School’s out! So why am I writing about the Hough transform again? Well, in my previous post, I just kind of took the Hough transform of a few gifs and didn’t really think twice about it. Now that my paper is written, I can actually *explain* just what’s going on.

The standard Hough transform finds lines within an image. It does this by taking a binary edge image (more on this in a future post), and transforming the points into “Hough-space”. Each point of the edge image is turned into a sinusoid in Hough-space. Points that tend to form a line will create a “knot” in Hough-space, while points that don’t line up have no such knot.

The two figures above (from Wikipedia) depict how a point in real-space (that is, a point within the image) is transformed into a sinusoid in Hough-space.
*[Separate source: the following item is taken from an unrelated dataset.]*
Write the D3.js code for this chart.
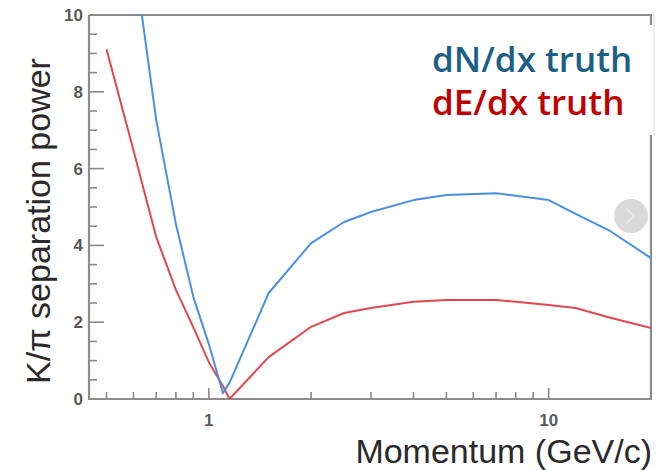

Multiple co-linear points will create a knot in Hough-space seen in the second figure.

The brightness of a pixel in Hough-space denotes the relative “strength” of a knot. Thus, in the YouTube video above, one can see the bright point migrate from the right to the left as the bar spins in the GIF.

So how would you use the Hough transform? Well, one can use the Standard Hough Transform (which finds lines) and then a threshold on Hough-space to determine whether or not a line exists. The Hough transform itself has been generalized to find other shapes like circles or ellipses. There’s even a version where you can create your own shape that you would like to find. This generality is why the Hough transform is used quite often in computer vision (as I’m told).